▸ **WHAT YOU NEED TO DO**
Copy out the data below from the line containing "Reproduce this diagram with TikZ." to the line containing "(0,0) rectangle (1091,401);", both lines included, with all images left out.

▸ **ROWS**

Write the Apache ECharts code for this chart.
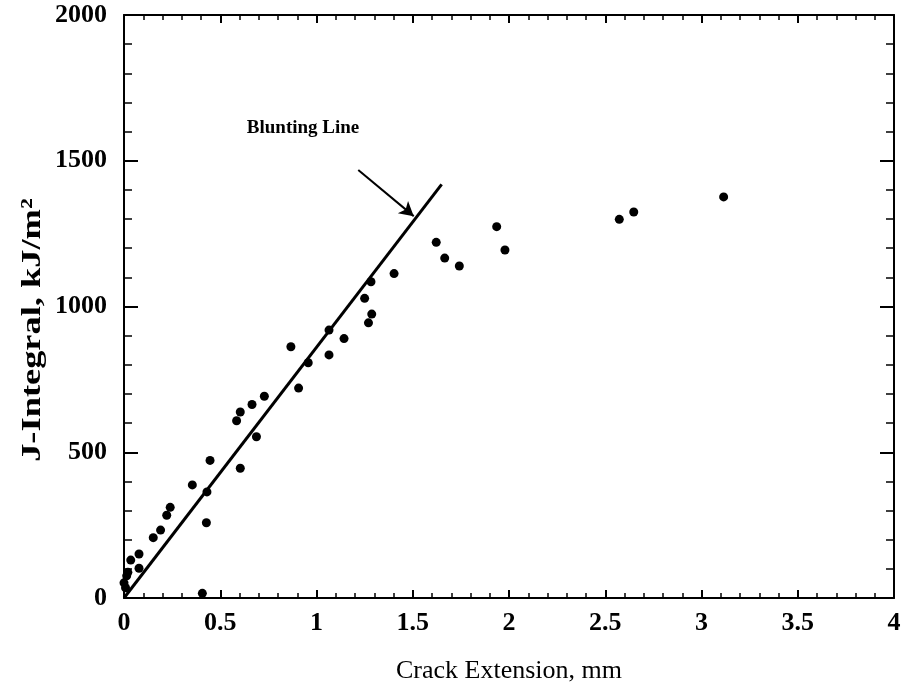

==

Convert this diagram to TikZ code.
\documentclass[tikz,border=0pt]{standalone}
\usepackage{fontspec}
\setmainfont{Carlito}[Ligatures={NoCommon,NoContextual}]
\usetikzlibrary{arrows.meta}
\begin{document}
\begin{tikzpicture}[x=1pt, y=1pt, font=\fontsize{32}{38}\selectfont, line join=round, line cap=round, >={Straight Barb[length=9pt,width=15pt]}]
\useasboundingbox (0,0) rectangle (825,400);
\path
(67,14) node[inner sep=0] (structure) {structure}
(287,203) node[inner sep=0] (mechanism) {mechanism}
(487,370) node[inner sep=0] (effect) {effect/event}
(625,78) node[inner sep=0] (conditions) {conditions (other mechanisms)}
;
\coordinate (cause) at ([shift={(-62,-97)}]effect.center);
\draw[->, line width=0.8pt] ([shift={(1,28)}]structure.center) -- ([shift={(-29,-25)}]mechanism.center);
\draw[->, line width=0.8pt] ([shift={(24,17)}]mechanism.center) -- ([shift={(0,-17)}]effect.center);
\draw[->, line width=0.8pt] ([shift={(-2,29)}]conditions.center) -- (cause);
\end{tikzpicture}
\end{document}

--

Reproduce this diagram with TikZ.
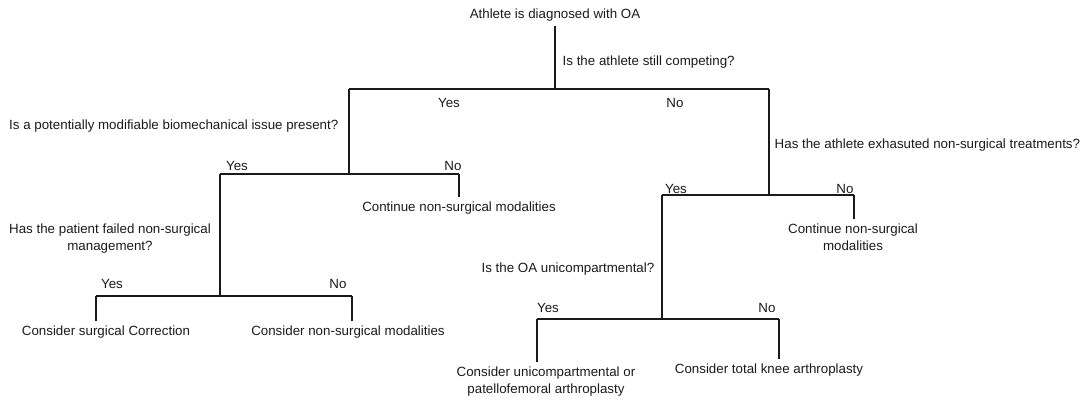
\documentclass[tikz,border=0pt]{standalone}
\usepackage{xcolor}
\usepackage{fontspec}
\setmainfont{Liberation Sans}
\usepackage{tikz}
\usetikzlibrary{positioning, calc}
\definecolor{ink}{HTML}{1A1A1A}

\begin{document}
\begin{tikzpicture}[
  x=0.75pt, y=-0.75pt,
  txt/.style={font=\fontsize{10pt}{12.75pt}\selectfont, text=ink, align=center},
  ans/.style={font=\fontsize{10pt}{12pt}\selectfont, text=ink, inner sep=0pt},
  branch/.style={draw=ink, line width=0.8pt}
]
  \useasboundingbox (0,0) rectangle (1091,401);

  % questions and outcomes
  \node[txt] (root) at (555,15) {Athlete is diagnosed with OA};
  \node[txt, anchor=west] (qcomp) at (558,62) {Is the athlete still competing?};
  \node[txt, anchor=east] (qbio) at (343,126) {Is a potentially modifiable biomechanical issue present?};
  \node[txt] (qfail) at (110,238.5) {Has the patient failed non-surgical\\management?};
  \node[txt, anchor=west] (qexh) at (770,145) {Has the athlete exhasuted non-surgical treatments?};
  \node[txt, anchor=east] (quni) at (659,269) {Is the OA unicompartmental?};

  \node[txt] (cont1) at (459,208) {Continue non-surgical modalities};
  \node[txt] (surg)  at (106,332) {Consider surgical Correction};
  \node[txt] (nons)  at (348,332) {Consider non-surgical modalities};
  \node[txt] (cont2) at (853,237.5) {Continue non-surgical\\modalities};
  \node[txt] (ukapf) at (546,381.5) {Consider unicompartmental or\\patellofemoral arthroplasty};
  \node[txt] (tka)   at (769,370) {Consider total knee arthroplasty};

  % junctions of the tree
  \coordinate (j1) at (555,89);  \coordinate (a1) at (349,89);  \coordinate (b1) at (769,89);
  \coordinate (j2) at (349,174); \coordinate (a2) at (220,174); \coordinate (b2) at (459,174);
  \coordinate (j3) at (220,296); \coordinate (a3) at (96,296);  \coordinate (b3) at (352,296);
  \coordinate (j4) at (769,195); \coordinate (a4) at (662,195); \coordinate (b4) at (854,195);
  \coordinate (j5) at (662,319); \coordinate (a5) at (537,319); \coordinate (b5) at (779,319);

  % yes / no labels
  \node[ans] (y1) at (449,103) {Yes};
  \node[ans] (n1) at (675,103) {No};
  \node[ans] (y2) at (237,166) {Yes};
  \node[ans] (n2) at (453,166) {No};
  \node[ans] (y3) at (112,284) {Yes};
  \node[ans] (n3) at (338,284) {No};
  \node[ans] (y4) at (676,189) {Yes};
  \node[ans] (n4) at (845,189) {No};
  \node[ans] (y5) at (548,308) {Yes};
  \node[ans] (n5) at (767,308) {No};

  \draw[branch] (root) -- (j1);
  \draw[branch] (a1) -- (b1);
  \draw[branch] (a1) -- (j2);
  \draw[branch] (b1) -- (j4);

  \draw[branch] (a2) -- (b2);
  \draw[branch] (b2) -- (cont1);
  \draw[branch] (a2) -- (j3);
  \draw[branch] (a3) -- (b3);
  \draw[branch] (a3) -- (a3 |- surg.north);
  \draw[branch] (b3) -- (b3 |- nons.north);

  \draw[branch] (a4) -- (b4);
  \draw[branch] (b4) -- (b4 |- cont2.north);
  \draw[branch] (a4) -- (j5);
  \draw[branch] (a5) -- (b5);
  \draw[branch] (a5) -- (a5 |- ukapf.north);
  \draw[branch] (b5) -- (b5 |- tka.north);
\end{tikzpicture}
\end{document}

▸ **PROBLEM SOLUTION**
Reproduce this diagram with TikZ.
\documentclass[tikz,border=0pt]{standalone}
\usepackage{xcolor}
\usepackage{fontspec}
\setmainfont{Liberation Sans}
\usepackage{tikz}
\usetikzlibrary{positioning, calc}
\definecolor{ink}{HTML}{1A1A1A}

\begin{document}
\begin{tikzpicture}[
  x=0.75pt, y=-0.75pt,
  txt/.style={font=\fontsize{10pt}{12.75pt}\selectfont, text=ink, align=center},
  ans/.style={font=\fontsize{10pt}{12pt}\selectfont, text=ink, inner sep=0pt},
  branch/.style={draw=ink, line width=0.8pt}
]
  \useasboundingbox (0,0) rectangle (1091,401);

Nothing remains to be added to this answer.